● **Work instructions**
Give the data below again exactly as it stands. Omit the pictures.

● **Stored data**
──────────
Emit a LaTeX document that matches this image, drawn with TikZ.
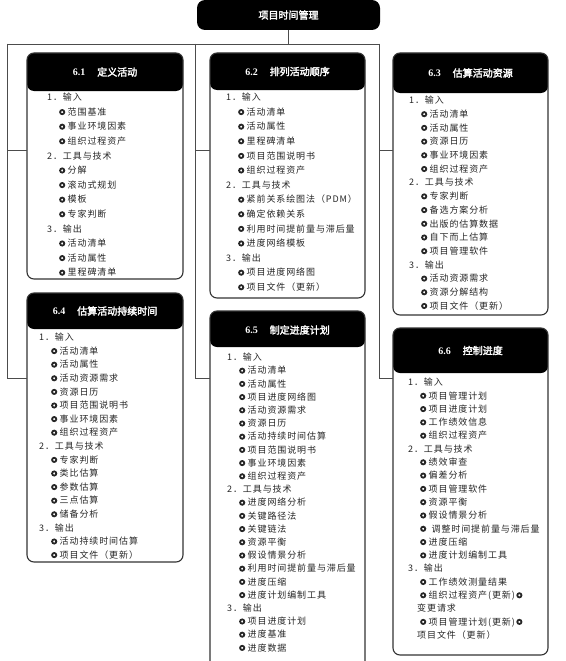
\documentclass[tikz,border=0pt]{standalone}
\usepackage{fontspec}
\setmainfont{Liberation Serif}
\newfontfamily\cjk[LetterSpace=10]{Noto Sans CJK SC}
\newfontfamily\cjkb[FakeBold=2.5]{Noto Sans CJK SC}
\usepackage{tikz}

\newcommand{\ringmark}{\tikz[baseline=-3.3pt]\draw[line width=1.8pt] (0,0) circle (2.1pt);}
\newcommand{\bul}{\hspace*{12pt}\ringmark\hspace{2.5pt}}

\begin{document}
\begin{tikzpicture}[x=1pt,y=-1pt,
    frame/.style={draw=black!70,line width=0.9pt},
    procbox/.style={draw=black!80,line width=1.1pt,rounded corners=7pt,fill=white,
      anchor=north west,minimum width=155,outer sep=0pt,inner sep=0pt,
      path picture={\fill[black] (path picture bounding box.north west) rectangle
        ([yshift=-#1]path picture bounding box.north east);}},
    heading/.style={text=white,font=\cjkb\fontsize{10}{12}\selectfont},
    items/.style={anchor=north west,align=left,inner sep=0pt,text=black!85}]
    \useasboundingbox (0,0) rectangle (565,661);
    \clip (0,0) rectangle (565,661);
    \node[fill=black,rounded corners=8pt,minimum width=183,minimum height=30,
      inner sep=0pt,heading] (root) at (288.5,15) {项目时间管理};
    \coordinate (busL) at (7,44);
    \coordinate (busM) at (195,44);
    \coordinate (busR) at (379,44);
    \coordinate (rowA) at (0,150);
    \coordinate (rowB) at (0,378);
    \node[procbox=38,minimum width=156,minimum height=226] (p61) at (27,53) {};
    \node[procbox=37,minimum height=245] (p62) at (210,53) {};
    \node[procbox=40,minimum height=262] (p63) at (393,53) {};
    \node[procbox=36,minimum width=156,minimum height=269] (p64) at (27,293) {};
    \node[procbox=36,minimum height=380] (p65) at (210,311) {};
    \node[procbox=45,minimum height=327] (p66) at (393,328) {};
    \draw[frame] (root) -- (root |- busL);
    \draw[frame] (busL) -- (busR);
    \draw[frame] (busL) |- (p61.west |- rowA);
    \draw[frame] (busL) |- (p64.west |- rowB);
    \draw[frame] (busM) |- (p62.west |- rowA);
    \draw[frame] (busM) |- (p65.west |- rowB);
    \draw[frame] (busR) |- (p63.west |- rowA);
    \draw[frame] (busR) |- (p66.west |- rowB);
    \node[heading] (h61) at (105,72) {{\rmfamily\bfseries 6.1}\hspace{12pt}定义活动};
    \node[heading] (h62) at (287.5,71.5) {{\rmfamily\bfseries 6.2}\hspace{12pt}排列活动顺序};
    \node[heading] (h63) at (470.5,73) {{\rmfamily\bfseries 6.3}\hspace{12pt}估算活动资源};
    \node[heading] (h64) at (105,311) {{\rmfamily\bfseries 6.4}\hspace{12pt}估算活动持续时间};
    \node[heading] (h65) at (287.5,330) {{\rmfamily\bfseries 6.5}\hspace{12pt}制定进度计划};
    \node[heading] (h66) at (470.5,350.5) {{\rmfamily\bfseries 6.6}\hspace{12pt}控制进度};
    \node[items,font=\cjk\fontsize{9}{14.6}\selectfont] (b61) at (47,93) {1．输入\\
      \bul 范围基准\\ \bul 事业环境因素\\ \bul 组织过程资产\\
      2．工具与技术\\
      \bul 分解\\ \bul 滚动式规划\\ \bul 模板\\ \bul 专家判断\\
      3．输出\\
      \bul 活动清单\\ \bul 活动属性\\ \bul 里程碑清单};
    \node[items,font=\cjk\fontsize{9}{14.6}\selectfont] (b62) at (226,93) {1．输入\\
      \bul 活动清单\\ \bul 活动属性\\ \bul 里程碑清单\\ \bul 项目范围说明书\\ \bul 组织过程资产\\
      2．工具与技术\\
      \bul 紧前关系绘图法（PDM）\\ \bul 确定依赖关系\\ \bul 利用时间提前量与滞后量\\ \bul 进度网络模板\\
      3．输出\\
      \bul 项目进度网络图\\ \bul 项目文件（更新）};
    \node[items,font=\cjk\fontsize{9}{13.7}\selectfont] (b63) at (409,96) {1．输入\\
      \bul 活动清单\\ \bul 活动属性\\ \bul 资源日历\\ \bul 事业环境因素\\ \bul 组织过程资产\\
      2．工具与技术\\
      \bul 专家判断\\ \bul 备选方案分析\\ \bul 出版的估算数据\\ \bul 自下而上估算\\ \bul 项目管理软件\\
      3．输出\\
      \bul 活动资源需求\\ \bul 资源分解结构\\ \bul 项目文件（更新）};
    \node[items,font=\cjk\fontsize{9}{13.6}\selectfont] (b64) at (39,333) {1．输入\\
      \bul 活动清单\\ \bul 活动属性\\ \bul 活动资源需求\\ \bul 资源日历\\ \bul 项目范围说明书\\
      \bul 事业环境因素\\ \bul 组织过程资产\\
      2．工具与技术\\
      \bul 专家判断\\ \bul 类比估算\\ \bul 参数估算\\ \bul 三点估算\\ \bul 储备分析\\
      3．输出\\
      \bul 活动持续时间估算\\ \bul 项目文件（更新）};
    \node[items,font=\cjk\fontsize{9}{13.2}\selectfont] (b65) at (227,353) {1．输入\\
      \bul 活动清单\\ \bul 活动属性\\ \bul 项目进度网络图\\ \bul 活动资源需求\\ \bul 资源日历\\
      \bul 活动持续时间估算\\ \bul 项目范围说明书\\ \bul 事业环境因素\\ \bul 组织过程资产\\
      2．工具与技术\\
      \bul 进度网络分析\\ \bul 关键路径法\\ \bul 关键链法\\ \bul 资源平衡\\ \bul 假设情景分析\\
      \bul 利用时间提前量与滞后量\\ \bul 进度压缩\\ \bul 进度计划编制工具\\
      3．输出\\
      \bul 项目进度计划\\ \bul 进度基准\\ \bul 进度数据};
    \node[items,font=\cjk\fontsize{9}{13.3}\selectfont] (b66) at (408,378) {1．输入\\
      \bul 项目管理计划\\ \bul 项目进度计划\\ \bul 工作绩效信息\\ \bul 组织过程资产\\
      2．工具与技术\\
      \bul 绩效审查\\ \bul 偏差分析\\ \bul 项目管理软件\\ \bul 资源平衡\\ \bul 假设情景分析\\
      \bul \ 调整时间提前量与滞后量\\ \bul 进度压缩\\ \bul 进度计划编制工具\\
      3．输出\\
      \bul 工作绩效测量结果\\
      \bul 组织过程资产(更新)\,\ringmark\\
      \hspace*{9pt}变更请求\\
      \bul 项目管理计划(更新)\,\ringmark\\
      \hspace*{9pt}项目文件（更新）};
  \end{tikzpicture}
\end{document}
──────────
● **Exercise output**
Emit a LaTeX document that matches this image, drawn with TikZ.
\documentclass[tikz,border=0pt]{standalone}
\usepackage{fontspec}
\setmainfont{Liberation Serif}
\newfontfamily\cjk[LetterSpace=10]{Noto Sans CJK SC}
\newfontfamily\cjkb[FakeBold=2.5]{Noto Sans CJK SC}
\usepackage{tikz}

\newcommand{\ringmark}{\tikz[baseline=-3.3pt]\draw[line width=1.8pt] (0,0) circle (2.1pt);}
\newcommand{\bul}{\hspace*{12pt}\ringmark\hspace{2.5pt}}

\begin{document}
\begin{tikzpicture}[x=1pt,y=-1pt,
    frame/.style={draw=black!70,line width=0.9pt},
    procbox/.style={draw=black!80,line width=1.1pt,rounded corners=7pt,fill=white,
      anchor=north west,minimum width=155,outer sep=0pt,inner sep=0pt,
      path picture={\fill[black] (path picture bounding box.north west) rectangle
        ([yshift=-#1]path picture bounding box.north east);}},
    heading/.style={text=white,font=\cjkb\fontsize{10}{12}\selectfont},
    items/.style={anchor=north west,align=left,inner sep=0pt,text=black!85}]
    \useasboundingbox (0,0) rectangle (565,661);
    \clip (0,0) rectangle (565,661);
    \node[fill=black,rounded corners=8pt,minimum width=183,minimum height=30,
      inner sep=0pt,heading] (root) at (288.5,15) {项目时间管理};
    \coordinate (busL) at (7,44);
    \coordinate (busM) at (195,44);
    \coordinate (busR) at (379,44);
    \coordinate (rowA) at (0,150);
    \coordinate (rowB) at (0,378);
    \node[procbox=38,minimum width=156,minimum height=226] (p61) at (27,53) {};
    \node[procbox=37,minimum height=245] (p62) at (210,53) {};
    \node[procbox=40,minimum height=262] (p63) at (393,53) {};
    \node[procbox=36,minimum width=156,minimum height=269] (p64) at (27,293) {};
    \node[procbox=36,minimum height=380] (p65) at (210,311) {};
    \node[procbox=45,minimum height=327] (p66) at (393,328) {};
    \draw[frame] (root) -- (root |- busL);
    \draw[frame] (busL) -- (busR);
    \draw[frame] (busL) |- (p61.west |- rowA);
    \draw[frame] (busL) |- (p64.west |- rowB);
    \draw[frame] (busM) |- (p62.west |- rowA);
    \draw[frame] (busM) |- (p65.west |- rowB);
    \draw[frame] (busR) |- (p63.west |- rowA);
    \draw[frame] (busR) |- (p66.west |- rowB);
    \node[heading] (h61) at (105,72) {{\rmfamily\bfseries 6.1}\hspace{12pt}定义活动};
    \node[heading] (h62) at (287.5,71.5) {{\rmfamily\bfseries 6.2}\hspace{12pt}排列活动顺序};
    \node[heading] (h63) at (470.5,73) {{\rmfamily\bfseries 6.3}\hspace{12pt}估算活动资源};
    \node[heading] (h64) at (105,311) {{\rmfamily\bfseries 6.4}\hspace{12pt}估算活动持续时间};
    \node[heading] (h65) at (287.5,330) {{\rmfamily\bfseries 6.5}\hspace{12pt}制定进度计划};
    \node[heading] (h66) at (470.5,350.5) {{\rmfamily\bfseries 6.6}\hspace{12pt}控制进度};
    \node[items,font=\cjk\fontsize{9}{14.6}\selectfont] (b61) at (47,93) {1．输入\\
      \bul 范围基准\\ \bul 事业环境因素\\ \bul 组织过程资产\\
      2．工具与技术\\
      \bul 分解\\ \bul 滚动式规划\\ \bul 模板\\ \bul 专家判断\\
      3．输出\\
      \bul 活动清单\\ \bul 活动属性\\ \bul 里程碑清单};
    \node[items,font=\cjk\fontsize{9}{14.6}\selectfont] (b62) at (226,93) {1．输入\\
      \bul 活动清单\\ \bul 活动属性\\ \bul 里程碑清单\\ \bul 项目范围说明书\\ \bul 组织过程资产\\
      2．工具与技术\\
      \bul 紧前关系绘图法（PDM）\\ \bul 确定依赖关系\\ \bul 利用时间提前量与滞后量\\ \bul 进度网络模板\\
      3．输出\\
      \bul 项目进度网络图\\ \bul 项目文件（更新）};
    \node[items,font=\cjk\fontsize{9}{13.7}\selectfont] (b63) at (409,96) {1．输入\\
      \bul 活动清单\\ \bul 活动属性\\ \bul 资源日历\\ \bul 事业环境因素\\ \bul 组织过程资产\\
      2．工具与技术\\
      \bul 专家判断\\ \bul 备选方案分析\\ \bul 出版的估算数据\\ \bul 自下而上估算\\ \bul 项目管理软件\\
      3．输出\\
      \bul 活动资源需求\\ \bul 资源分解结构\\ \bul 项目文件（更新）};
    \node[items,font=\cjk\fontsize{9}{13.6}\selectfont] (b64) at (39,333) {1．输入\\
      \bul 活动清单\\ \bul 活动属性\\ \bul 活动资源需求\\ \bul 资源日历\\ \bul 项目范围说明书\\
      \bul 事业环境因素\\ \bul 组织过程资产\\
      2．工具与技术\\
      \bul 专家判断\\ \bul 类比估算\\ \bul 参数估算\\ \bul 三点估算\\ \bul 储备分析\\
      3．输出\\
      \bul 活动持续时间估算\\ \bul 项目文件（更新）};
    \node[items,font=\cjk\fontsize{9}{13.2}\selectfont] (b65) at (227,353) {1．输入\\
      \bul 活动清单\\ \bul 活动属性\\ \bul 项目进度网络图\\ \bul 活动资源需求\\ \bul 资源日历\\
      \bul 活动持续时间估算\\ \bul 项目范围说明书\\ \bul 事业环境因素\\ \bul 组织过程资产\\
      2．工具与技术\\
      \bul 进度网络分析\\ \bul 关键路径法\\ \bul 关键链法\\ \bul 资源平衡\\ \bul 假设情景分析\\
      \bul 利用时间提前量与滞后量\\ \bul 进度压缩\\ \bul 进度计划编制工具\\
      3．输出\\
      \bul 项目进度计划\\ \bul 进度基准\\ \bul 进度数据};
    \node[items,font=\cjk\fontsize{9}{13.3}\selectfont] (b66) at (408,378) {1．输入\\
      \bul 项目管理计划\\ \bul 项目进度计划\\ \bul 工作绩效信息\\ \bul 组织过程资产\\
      2．工具与技术\\
      \bul 绩效审查\\ \bul 偏差分析\\ \bul 项目管理软件\\ \bul 资源平衡\\ \bul 假设情景分析\\
      \bul \ 调整时间提前量与滞后量\\ \bul 进度压缩\\ \bul 进度计划编制工具\\
      3．输出\\
      \bul 工作绩效测量结果\\
      \bul 组织过程资产(更新)\,\ringmark\\
      \hspace*{9pt}变更请求\\
      \bul 项目管理计划(更新)\,\ringmark\\
      \hspace*{9pt}项目文件（更新）};
  \end{tikzpicture}
\end{document}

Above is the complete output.